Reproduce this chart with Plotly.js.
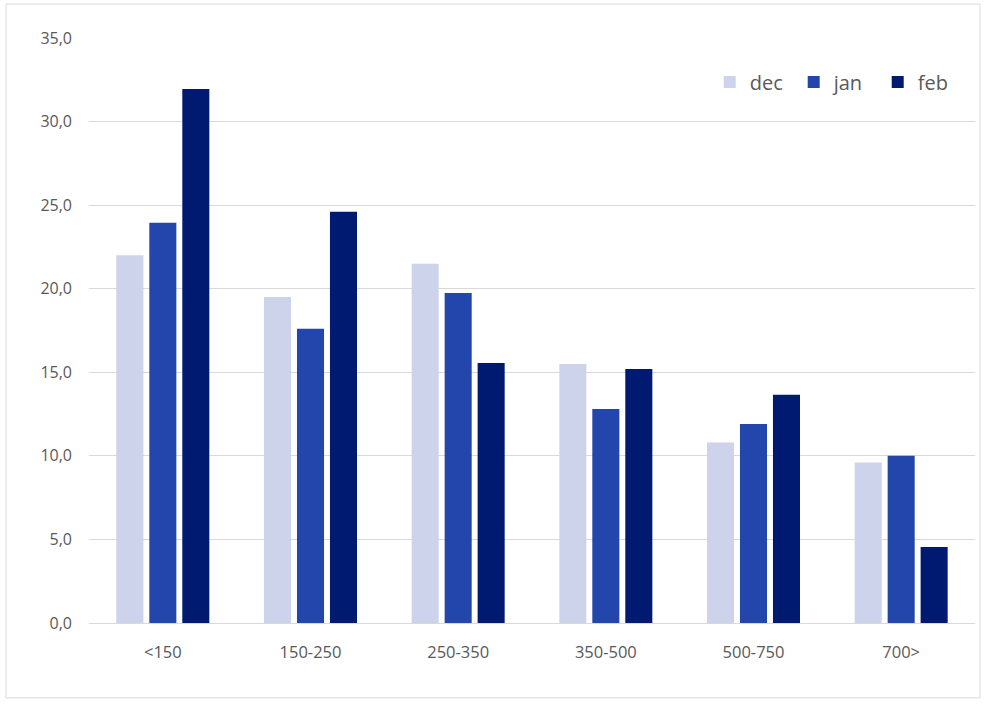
<!DOCTYPE html>
<html>
<head>
<meta charset="utf-8">
<script src="https://cdn.plot.ly/plotly-3.0.1.min.js"></script>
<style>html,body{margin:0;padding:0;background:#fff;}#chart{width:991px;height:704px;}</style>
</head>
<body>
<div id="chart"></div>
<script>
const categories = ['<150', '150-250', '250-350', '350-500', '500-750', '700>'];
const decValues = [22.0, 19.5, 21.5, 15.5, 10.8, 9.6];
const janValues = [23.95, 17.6, 19.75, 12.8, 11.9, 10.0];
const febValues = [31.95, 24.6, 15.55, 15.2, 13.65, 4.55];
const seriesNames = ['dec', 'jan', 'feb'];
const yTicks = [0, 5, 10, 15, 20, 25, 30, 35];

const colors = ['#CDD3EB', '#2346AC', '#001A72'];
const vals = [decValues, janValues, febValues];
const traces = seriesNames.map((n, i) => ({
  type: 'bar', name: n, x: categories, y: vals[i],
  marker: {color: colors[i]}, hoverinfo: 'x+y+name'
}));

const layout = {
  width: 991, height: 704,
  margin: {l: 89, r: 16, t: 38, b: 81},
  paper_bgcolor: '#fff', plot_bgcolor: '#fff',
  font: {family: '"Open Sans", sans-serif', color: '#595959', size: 16},
  separators: ', ',
  barmode: 'group', bargap: 0.33, bargroupgap: 0.18,
  xaxis: {type: 'category', showgrid: false, showline: true, linecolor: '#d9d9d9', linewidth: 1,
          ticks: '', tickfont: {size: 16.5, color: '#595959'}, ticklabelstandoff: 14},
  yaxis: {range: [0, 35], tickvals: yTicks, tickformat: '.1f', showgrid: true, gridcolor: '#d9d9d9',
          zeroline: false, showline: false, ticks: '', tickfont: {size: 16, color: '#595959'}, ticklabelstandoff: 16},
  legend: {orientation: 'h', x: 0.985, xanchor: 'right', y: 0.925, yanchor: 'middle',
           font: {size: 20, color: '#595959'}, itemwidth: 30, entrywidth: 39, entrywidthmode: 'pixels',
           traceorder: 'normal', bgcolor: 'rgba(0,0,0,0)'},
  shapes: [{type: 'rect', xref: 'paper', yref: 'paper', x0: -0.0937, x1: 1.0056, y0: -0.128, y1: 1.058,
            line: {color: '#d9d9d9', width: 1}, fillcolor: 'rgba(0,0,0,0)', layer: 'below'}],
  showlegend: true
};
Plotly.newPlot('chart', traces, layout, {displayModeBar: false, staticPlot: true});
</script>
</body>
</html>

■ Task instructions ■
Your answer should be a single number: the count of lines in the listing that contain the word "chart".

■ Result ■
4